Le manga, comme le comic, c’est une autre culture, un autre concept, parfaitement maîtrisé (production addictive, animés, dérivés). Il y a de très bonnes séries et, surtout, très bien ciblées pour tous les âges et genres. Il a permis à beaucoup de se tourner vers la lecture et en cela, c’est une très bonne chose.

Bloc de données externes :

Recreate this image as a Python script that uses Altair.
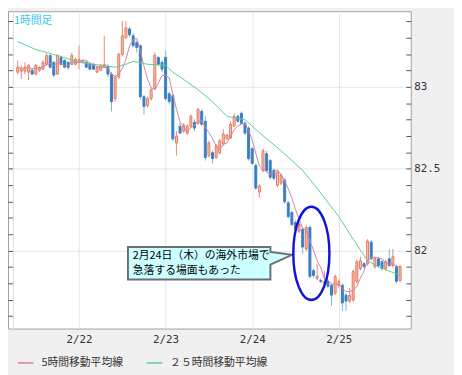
import altair as alt
import pandas as pd

# ---- data (hours counted from 2/22 00:00, one candle per hour) ----
hours = list(range(-17, 90))
opens = [83.09, 83.096, 83.096, 83.09, 83.102, 83.078, 83.102, 83.108, 83.138, 83.192,
         83.15, 83.078, 83.18, 83.162, 83.15, 83.138, 83.138, 83.15, 83.15, 83.15,
         83.138, 83.138, 83.09, 83.102, 83.12, 83.126, 83.078, 82.928, 83.06, 83.198,
         83.30, 83.354, 83.312, 83.27, 83.252, 82.94, 82.886, 82.928, 82.988, 83.18,
         83.15, 83.18, 82.958, 82.946, 82.658, 82.76, 82.73, 82.718, 82.76, 82.784,
         82.778, 82.85, 82.79, 82.58, 82.598, 82.568, 82.598, 82.652, 82.682, 82.688,
         82.76, 82.82, 82.838, 82.778, 82.748, 82.622, 82.52, 82.358, 82.49, 82.592,
         82.55, 82.49, 82.40, 82.412, 82.43, 82.292, 82.232, 82.172, 82.118, 82.13,
         82.01, 82.142, 81.878, 81.83, 81.818, 81.80, 81.812, 81.788, 81.74, 81.788,
         81.788, 81.728, 81.692, 81.698, 81.812, 81.89, 81.92, 81.92, 82.052, 81.902,
         81.95, 81.932, 81.89, 81.95, 81.908, 81.902, 81.818]
closes = [83.12, 83.108, 83.12, 83.132, 83.078, 83.132, 83.12, 83.15, 83.192, 83.12,
          83.072, 83.192, 83.138, 83.12, 83.12, 83.192, 83.168, 83.168, 83.162, 83.12,
          83.108, 83.108, 83.12, 83.132, 83.138, 83.078, 82.91, 83.06, 83.198, 83.312,
          83.36, 83.318, 83.252, 83.24, 82.94, 82.88, 82.928, 82.982, 83.192, 83.138,
          83.108, 82.928, 82.91, 82.682, 82.70, 82.718, 82.766, 82.76, 82.82, 82.748,
          82.862, 82.772, 82.568, 82.658, 82.562, 82.64, 82.67, 82.712, 82.706, 82.772,
          82.82, 82.79, 82.778, 82.718, 82.562, 82.532, 82.382, 82.394, 82.61, 82.49,
          82.448, 82.442, 82.478, 82.46, 82.298, 82.208, 82.16, 82.13, 82.16, 82.022,
          82.142, 81.842, 81.848, 81.842, 81.812, 81.812, 81.782, 81.728, 81.842, 81.812,
          81.68, 81.692, 81.728, 81.872, 81.932, 81.938, 81.902, 82.058, 81.95, 81.95,
          81.908, 81.89, 81.932, 81.908, 81.962, 81.812, 81.902]
highs = [83.162, 83.132, 83.15, 83.138, 83.108, 83.138, 83.126, 83.162, 83.204, 83.198,
         83.156, 83.198, 83.186, 83.168, 83.156, 83.21, 83.18, 83.252, 83.168, 83.156,
         83.15, 83.144, 83.126, 83.138, 83.312, 83.138, 83.09, 83.072, 83.21, 83.402,
         83.402, 83.366, 83.33, 83.282, 83.258, 82.952, 82.94, 82.994, 83.21, 83.186,
         83.162, 83.222, 82.97, 82.958, 82.73, 82.778, 82.778, 82.772, 82.832, 82.802,
         82.874, 82.862, 82.82, 82.67, 82.61, 82.652, 82.682, 82.742, 82.712, 82.79,
         82.838, 82.832, 82.85, 82.79, 82.76, 82.634, 82.532, 82.406, 82.622, 82.61,
         82.562, 82.502, 82.49, 82.472, 82.442, 82.304, 82.244, 82.184, 82.172, 82.142,
         82.154, 82.154, 81.89, 81.92, 81.83, 81.878, 81.824, 81.80, 81.854, 81.824,
         81.80, 81.74, 81.77, 81.884, 81.944, 81.962, 81.932, 82.07, 82.064, 81.962,
         81.962, 81.944, 81.944, 82.01, 82.01, 81.914, 81.914]
lows = [83.078, 83.048, 83.078, 83.042, 83.072, 83.072, 83.09, 83.102, 83.132, 83.114,
        83.06, 83.072, 83.132, 83.114, 83.102, 83.132, 83.132, 83.108, 83.144, 83.114,
        83.102, 83.102, 83.084, 83.096, 83.114, 83.06, 82.85, 82.91, 83.048, 83.186,
        83.294, 83.306, 83.24, 83.21, 82.922, 82.832, 82.874, 82.916, 82.982, 83.126,
        83.09, 82.916, 82.892, 82.67, 82.58, 82.712, 82.718, 82.706, 82.748, 82.73,
        82.766, 82.76, 82.55, 82.568, 82.532, 82.562, 82.586, 82.64, 82.676, 82.682,
        82.754, 82.784, 82.772, 82.706, 82.55, 82.526, 82.37, 82.322, 82.478, 82.478,
        82.436, 82.43, 82.388, 82.40, 82.286, 82.196, 82.148, 82.118, 82.106, 81.98,
        81.998, 81.83, 81.836, 81.818, 81.80, 81.782, 81.77, 81.662, 81.728, 81.77,
        81.632, 81.632, 81.68, 81.686, 81.80, 81.878, 81.89, 81.908, 81.938, 81.89,
        81.896, 81.878, 81.878, 81.902, 81.896, 81.80, 81.806]

ma25_hours = [-17, -12, -6, 0, 6, 10, 13, 15, 19, 24, 26, 30, 33, 37, 41, 46, 50, 56,
              62, 67, 72, 76, 80, 83, 89]
ma25_values = [83.276, 83.228, 83.192, 83.15, 83.132, 83.12, 83.138, 83.156, 83.138,
               83.132, 83.09, 83.03, 82.982, 82.91, 82.82, 82.80, 82.72, 82.61, 82.49,
               82.352, 82.208, 82.07, 81.938, 81.902, 81.848]

day_ticks = [0, 24, 48, 72]
day_labels = ["2/22", "2/23", "2/24", "2/25"]
price_ticks = [81.6, 81.7, 81.8, 81.9, 82.0, 82.1, 82.2, 82.3, 82.4, 82.5,
               82.6, 82.7, 82.8, 82.9, 83.0, 83.1, 83.2, 83.3, 83.4]
price_labels = ["82", "82.5", "83"]

legend_names = ["5時間移動平均線", "２５時間移動平均線"]
legend_colors = ["#cf84a4", "#5ccf92"]
note_lines = ["2月24日（木）の海外市場で", "急落する場面もあった"]
chart_title = "1時間足"

# annotation anchors (in data units: hour, price)
note_box = {"h": [36.3], "v": [81.923]}
note_text = {"h": [14.9, 14.9], "v": [81.968, 81.878], "t": note_lines}
ellipse_at = {"h": [64.4], "v": [81.983]}

UP_BODY, UP_EDGE, UP_WICK = "#f7c3b3", "#e4785e", "#e98a72"
DN_BODY, DN_WICK = "#3b7ec2", "#7db1de"
JP = "Noto Sans CJK JP"
MONO = "DejaVu Sans Mono"

df = pd.DataFrame({"h": hours, "open": opens, "close": closes, "high": highs, "low": lows})
df25 = pd.DataFrame({"h": ma25_hours, "v": ma25_values})

xs = alt.Scale(domain=[-18.33, 90.6], nice=False, zero=False)
ys = alt.Scale(domain=[81.524, 83.462], nice=False, zero=False)

label_expr = " : ".join(f"datum.value == {t} ? '{l}'" for t, l in zip(day_ticks, day_labels)) + " : ''"
xaxis = alt.Axis(values=day_ticks, labelExpr=label_expr, grid=True, gridColor="#e6e6e6",
                 ticks=False, domain=False, labelPadding=5, labelFont=MONO,
                 labelFontSize=11, labelColor="#333333", title=None)
X = alt.X("h:Q", scale=xs, axis=xaxis)

major_test = "abs(datum.value*2 - round(datum.value*2)) < 0.01"
left_axis = alt.Axis(orient="left", values=price_ticks, offset=-5, tickSize=5, labels=False,
                     domain=True, domainColor="#dcdcdc", tickColor="#555555", title=None,
                     grid=True,
                     gridColor={"condition": {"test": major_test, "value": "#e6e6e6"},
                                "value": "rgba(0,0,0,0)"})
price_expr = "indexof(" + str(price_labels) + ", datum.label) >= 0 ? datum.label : ''"
right_axis = alt.Axis(orient="right", values=price_ticks, offset=-5, tickSize=5, domain=False,
                      grid=False, format="~g", labelExpr=price_expr, labelPadding=3,
                      labelFont=MONO, labelFontSize=11, labelColor="#333333",
                      tickColor="#555555", title=None)

up = "datum.close >= datum.open"
base = alt.Chart(df)

wicks = base.mark_rule(strokeWidth=1).encode(
    x=X, y=alt.Y("low:Q", scale=ys, axis=left_axis), y2="high:Q",
    stroke=alt.condition(up, alt.value(UP_WICK), alt.value(DN_WICK)))

bodies = base.mark_bar(size=2, strokeWidth=1).encode(
    x=X, y=alt.Y("open:Q", scale=ys, axis=None), y2="close:Q",
    fill=alt.condition(up, alt.value(UP_BODY), alt.value(DN_BODY)),
    stroke=alt.condition(up, alt.value(UP_EDGE), alt.value(DN_BODY)))

color_scale = alt.Scale(domain=legend_names, range=legend_colors)
legend = alt.Legend(orient="none", legendX=9, legendY=349, direction="horizontal", title=None,
                    symbolType="stroke", symbolSize=256, symbolStrokeWidth=1.5,
                    labelFont=JP, labelFontSize=11, labelColor="#333333", labelOffset=7,
                    columnPadding=20)
series_color = alt.Color("series:N", scale=color_scale, legend=legend)

ma5 = base.transform_window(
    ma5="mean(close)", frame=[-4, 0], sort=[alt.SortField("h")]
).transform_calculate(series=f"'{legend_names[0]}'").mark_line(strokeWidth=1).encode(
    x=X, y=alt.Y("ma5:Q", scale=ys, axis=None), color=series_color)

ma25 = alt.Chart(df25).transform_calculate(series=f"'{legend_names[1]}'").mark_line(
    strokeWidth=1).encode(
    x=X, y=alt.Y("v:Q", scale=ys, axis=right_axis), color=series_color)

box_path = ("M-1,-0.1976 L0.7365,-0.1976 L0.7365,-0.1377 L1,-0.1018 L0.7365,0.018 "
            "L0.7365,0.1976 L-1,0.1976 Z")
callout = alt.Chart(pd.DataFrame(note_box)).mark_point(
    shape=box_path, size=27889, filled=True, fill="#ccffff", stroke="#6e6e6e",
    strokeWidth=2, opacity=1, fillOpacity=1).encode(
    x=X, y=alt.Y("v:Q", scale=ys, axis=None))

texts = alt.Chart(pd.DataFrame(note_text)).mark_text(
    align="left", baseline="middle", font=JP, fontSize=11, color="#000000").encode(
    x=X, y=alt.Y("v:Q", scale=ys, axis=None), text="t:N")

ellipse_path = "M-0.387,0 A0.387,1 0 1,1 0.387,0 A0.387,1 0 1,1 -0.387,0 Z"
ellipse = alt.Chart(pd.DataFrame(ellipse_at)).mark_point(
    shape=ellipse_path, size=9025, filled=False, stroke="#1212e0", strokeWidth=2.5,
    opacity=1).encode(x=X, y=alt.Y("v:Q", scale=ys, axis=None))

chart = alt.layer(wicks, bodies, ma25, ma5, callout, texts, ellipse).resolve_axis(
    y="independent").properties(
    width=410, height=323,
    padding={"left": 0, "top": 0, "right": 44, "bottom": 44},
    autosize=alt.AutoSizeParams(type="none"),
    background="#f0f0f0",
    title=alt.TitleParams(chart_title, anchor="start", orient="top", frame="group",
                          offset=-15, dx=6, fontSize=11, fontWeight="normal",
                          color="#3ec3ef", font=JP),
).configure_view(stroke="#a0a0a0", strokeWidth=1, fill="white")

chart.save("out.html", embed_options={"renderer": "svg", "actions": False})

Car certains lecteurs s’intéressent ensuite à la bande dessinée.
Quelles ont été vos grandes influences ? Quels dessinateurs admirez-vous ? Passés ou actuels ?
Moebius, Leloup, Juillard, Wendling, Ségur, Loisel, Yslaire, Vicomte… Mais le déclic a été François Bourgeon, qui m’a démontré que ma conception de ce que devait être la bande dessinée était possible et qu’on pouvait en faire son métier.
Comment définiriez-vous votre style ? Un dessin réaliste au service de l’imaginaire ? Une richesse dans les détails ?
Oui, réaliste et fouillé, précis. Il n’y a pas de place pour l’à-peu-près, tout est étudié, recherché et composé pour garder le lecteur dans une immersion totale du récit.